Two Sri Lankan finance ministers have resigned in the space of two days. The governor of the country’s central bank had also resigned on Monday, and on Tuesday, the treasury secretary put in his papers.
A spate of resignations of top officials charged with steering Sri Lanka’s economy has exacerbated the dire state of the country’s economy.
Sri Lanka’s newly appointed Finance Minister Ali Sabry resigned on Tuesday, within 24 hours of his appointment.
Sabry had replaced President Gotabaya Rajapaksa’s brother, Basil Rajapaksa who resigned with his 25 other cabinet colleagues.
Sabry said that his resignation comes “after much reflection and deliberation, and taking into consideration the current situation”.
The island nation’s treasury secretary S R Attygalle too resigned his portfolio on Tuesday. This accelerated the momentum of the country’s economic crisis turning into a political crisis.
Earlier, the governor of the country’s central bank’s, Ajith Nivard Cabraal had resigned on Monday after a weekend of protests over rising living costs and power cuts.
The resignation of the central bank governor has put on hold already delayed decisions on interest rate, adding to the instability of the Sri Lankan rupee.
Treasury secretary Attygalle was second to the central bank governor Cabraal.
It is now learnt that a former deputy governor, P Nandalal Weerasinghe, will take up the position of the central bank governor, eight years after he had left Australia.
Sri Lanka’s worsening crisis follows a series of mismanaged economic decisions, beginning with the decision to impose organic farming overnight.
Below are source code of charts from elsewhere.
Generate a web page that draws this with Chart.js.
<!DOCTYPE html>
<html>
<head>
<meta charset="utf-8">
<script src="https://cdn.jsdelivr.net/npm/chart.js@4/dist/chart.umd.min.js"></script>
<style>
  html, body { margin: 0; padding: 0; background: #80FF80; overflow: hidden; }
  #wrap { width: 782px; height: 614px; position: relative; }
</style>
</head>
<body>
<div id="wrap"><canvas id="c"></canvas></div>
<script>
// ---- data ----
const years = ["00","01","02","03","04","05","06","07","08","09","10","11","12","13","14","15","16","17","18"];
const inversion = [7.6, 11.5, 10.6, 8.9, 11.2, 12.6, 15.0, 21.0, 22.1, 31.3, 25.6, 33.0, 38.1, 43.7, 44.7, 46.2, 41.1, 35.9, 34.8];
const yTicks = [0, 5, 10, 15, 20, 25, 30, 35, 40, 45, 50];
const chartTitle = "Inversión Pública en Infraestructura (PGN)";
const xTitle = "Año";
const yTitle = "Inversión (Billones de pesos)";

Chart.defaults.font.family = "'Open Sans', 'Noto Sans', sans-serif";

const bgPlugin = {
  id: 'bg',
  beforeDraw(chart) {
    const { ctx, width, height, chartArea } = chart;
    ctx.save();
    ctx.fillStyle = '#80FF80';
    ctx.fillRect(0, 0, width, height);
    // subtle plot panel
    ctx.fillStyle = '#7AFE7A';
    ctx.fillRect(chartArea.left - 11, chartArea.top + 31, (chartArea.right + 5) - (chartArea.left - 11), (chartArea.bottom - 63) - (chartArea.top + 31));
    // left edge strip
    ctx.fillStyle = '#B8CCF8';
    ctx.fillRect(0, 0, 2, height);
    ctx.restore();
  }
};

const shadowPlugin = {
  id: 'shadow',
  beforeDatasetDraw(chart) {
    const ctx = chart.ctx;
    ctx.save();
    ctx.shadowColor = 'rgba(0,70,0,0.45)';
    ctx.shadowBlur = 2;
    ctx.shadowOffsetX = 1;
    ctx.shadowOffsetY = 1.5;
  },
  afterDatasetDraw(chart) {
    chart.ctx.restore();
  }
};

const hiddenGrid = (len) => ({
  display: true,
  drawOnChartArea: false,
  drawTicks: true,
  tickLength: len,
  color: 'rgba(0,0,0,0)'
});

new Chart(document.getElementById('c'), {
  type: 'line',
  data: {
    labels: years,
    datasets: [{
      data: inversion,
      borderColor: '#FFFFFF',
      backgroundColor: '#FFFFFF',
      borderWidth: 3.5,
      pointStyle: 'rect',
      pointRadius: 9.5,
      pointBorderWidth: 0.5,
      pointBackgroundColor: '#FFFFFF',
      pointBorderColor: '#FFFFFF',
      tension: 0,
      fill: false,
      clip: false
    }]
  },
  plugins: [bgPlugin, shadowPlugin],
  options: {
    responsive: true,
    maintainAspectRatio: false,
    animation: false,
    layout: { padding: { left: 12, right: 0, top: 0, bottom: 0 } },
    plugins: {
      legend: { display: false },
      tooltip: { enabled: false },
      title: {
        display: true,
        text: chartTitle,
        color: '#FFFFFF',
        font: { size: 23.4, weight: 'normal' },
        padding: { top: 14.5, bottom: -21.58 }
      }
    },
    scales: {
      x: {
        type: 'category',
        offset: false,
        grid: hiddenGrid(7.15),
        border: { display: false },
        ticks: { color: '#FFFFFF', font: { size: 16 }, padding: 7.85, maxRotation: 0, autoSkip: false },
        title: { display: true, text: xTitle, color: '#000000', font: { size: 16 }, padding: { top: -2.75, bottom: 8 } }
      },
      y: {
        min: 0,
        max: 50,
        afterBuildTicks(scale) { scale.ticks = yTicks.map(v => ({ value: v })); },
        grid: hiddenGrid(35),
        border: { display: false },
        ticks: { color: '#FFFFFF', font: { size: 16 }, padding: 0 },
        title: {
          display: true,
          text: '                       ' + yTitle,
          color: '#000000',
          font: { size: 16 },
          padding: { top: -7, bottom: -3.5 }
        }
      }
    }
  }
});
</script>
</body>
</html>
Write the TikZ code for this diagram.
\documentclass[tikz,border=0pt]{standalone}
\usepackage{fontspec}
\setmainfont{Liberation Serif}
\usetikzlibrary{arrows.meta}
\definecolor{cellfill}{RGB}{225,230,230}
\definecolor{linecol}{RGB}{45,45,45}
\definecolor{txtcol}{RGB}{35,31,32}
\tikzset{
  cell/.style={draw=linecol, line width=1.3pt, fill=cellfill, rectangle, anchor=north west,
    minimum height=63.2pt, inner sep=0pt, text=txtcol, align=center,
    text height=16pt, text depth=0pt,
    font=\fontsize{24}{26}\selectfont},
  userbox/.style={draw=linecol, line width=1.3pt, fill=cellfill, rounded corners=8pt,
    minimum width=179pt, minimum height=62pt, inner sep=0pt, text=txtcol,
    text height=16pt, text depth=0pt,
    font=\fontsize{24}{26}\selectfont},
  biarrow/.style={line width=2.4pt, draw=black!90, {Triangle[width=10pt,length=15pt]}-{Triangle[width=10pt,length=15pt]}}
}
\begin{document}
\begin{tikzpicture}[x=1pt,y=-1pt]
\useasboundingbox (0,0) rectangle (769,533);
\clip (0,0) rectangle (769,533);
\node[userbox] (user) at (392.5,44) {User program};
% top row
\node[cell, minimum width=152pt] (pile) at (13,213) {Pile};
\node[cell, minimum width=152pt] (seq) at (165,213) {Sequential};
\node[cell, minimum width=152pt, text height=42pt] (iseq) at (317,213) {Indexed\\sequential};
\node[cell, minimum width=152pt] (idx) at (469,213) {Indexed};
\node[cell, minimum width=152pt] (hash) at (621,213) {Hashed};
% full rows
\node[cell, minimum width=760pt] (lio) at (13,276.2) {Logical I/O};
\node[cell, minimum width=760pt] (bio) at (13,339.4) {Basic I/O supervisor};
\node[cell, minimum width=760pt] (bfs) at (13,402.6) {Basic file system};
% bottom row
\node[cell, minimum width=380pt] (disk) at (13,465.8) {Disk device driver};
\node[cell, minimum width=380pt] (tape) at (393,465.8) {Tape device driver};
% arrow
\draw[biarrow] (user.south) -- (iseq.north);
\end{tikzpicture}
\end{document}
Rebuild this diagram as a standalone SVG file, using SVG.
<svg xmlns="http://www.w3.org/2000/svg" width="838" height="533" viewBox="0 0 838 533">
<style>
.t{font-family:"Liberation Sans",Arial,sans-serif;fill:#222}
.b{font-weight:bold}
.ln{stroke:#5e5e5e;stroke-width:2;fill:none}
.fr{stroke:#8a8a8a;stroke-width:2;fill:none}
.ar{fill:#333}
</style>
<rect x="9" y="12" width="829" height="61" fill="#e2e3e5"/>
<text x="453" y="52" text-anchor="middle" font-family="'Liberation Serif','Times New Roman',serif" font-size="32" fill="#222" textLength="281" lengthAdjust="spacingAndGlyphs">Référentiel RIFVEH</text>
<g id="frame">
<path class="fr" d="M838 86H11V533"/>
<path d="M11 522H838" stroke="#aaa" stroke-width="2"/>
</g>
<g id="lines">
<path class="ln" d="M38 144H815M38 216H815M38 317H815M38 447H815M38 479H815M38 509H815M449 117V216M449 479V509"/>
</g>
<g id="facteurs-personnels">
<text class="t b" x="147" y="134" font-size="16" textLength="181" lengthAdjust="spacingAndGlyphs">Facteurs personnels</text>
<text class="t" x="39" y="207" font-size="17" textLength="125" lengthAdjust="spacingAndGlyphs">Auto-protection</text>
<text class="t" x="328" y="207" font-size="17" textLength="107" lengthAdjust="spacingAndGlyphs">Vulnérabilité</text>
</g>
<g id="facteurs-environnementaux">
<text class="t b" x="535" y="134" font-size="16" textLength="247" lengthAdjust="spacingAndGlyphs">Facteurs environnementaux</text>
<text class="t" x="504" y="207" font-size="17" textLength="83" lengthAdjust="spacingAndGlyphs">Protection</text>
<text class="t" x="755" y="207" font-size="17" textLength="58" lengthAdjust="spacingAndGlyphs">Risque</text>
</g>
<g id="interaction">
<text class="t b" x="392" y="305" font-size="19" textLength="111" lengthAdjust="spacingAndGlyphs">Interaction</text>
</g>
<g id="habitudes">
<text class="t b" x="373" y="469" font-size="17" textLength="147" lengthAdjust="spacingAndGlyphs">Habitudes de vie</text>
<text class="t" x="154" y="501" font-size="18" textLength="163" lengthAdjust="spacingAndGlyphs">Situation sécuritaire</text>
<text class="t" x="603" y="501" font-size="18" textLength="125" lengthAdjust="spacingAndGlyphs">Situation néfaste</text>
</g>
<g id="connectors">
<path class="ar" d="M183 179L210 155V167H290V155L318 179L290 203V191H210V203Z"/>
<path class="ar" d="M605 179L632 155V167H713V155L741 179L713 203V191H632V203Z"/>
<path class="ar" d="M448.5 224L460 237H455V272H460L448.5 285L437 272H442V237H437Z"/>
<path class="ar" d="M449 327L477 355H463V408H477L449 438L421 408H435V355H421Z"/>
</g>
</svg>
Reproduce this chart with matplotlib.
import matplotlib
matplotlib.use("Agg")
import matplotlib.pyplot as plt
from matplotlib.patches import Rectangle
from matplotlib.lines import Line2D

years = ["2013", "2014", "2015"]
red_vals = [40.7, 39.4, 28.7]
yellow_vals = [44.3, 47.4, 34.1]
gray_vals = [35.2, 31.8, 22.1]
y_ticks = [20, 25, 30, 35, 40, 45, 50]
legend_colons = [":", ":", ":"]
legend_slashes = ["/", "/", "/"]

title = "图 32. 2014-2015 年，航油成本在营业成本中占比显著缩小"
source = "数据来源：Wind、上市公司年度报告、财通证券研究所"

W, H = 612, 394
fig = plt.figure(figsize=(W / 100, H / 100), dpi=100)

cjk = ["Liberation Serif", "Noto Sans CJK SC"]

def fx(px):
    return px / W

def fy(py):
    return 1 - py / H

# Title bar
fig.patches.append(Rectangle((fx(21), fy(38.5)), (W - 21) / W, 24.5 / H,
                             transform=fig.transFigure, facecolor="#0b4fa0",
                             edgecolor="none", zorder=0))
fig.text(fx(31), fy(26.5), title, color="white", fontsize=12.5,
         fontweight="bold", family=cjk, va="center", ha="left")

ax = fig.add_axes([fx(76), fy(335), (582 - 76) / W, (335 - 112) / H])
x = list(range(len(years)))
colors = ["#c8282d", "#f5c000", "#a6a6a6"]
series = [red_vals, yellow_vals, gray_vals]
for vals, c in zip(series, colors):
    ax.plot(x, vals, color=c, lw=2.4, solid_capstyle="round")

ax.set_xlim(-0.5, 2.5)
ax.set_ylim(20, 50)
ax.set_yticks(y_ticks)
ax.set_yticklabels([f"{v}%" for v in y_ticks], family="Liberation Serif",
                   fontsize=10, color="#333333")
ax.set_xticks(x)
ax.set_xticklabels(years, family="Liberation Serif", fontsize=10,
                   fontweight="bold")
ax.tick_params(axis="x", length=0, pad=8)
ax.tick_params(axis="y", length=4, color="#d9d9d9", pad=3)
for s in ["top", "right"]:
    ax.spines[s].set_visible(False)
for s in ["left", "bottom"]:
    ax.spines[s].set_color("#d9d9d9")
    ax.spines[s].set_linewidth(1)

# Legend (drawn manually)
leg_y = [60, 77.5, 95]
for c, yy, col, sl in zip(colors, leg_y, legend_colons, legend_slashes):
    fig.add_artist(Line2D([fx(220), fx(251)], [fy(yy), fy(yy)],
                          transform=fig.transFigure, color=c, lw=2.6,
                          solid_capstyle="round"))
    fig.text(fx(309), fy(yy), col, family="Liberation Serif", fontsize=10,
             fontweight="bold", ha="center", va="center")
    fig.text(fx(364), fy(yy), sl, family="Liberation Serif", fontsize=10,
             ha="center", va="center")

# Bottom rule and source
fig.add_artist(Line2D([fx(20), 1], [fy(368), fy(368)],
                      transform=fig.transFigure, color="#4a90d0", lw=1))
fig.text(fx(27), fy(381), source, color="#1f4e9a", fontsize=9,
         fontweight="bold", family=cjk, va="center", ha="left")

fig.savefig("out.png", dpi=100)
Food production fell and simultaneously, as if the Gods had planned it thus, the COVID-19 pandemic brought tourist arrivals to a grinding halt.
In a matter of days, thousands of Sri Lankan overseas workers too returned home. The government resorted The resulting foreign exchange crisis meant that there was no fuel to run power-generation stations and a shortage of essential commodities.
The government’s decision to print more currency didn’t help either.
With galloping inflation, closing industries, increasing debts and a poor record of servicing foreign debts, the country today offers a textbook case of how not to handle a country’s economy.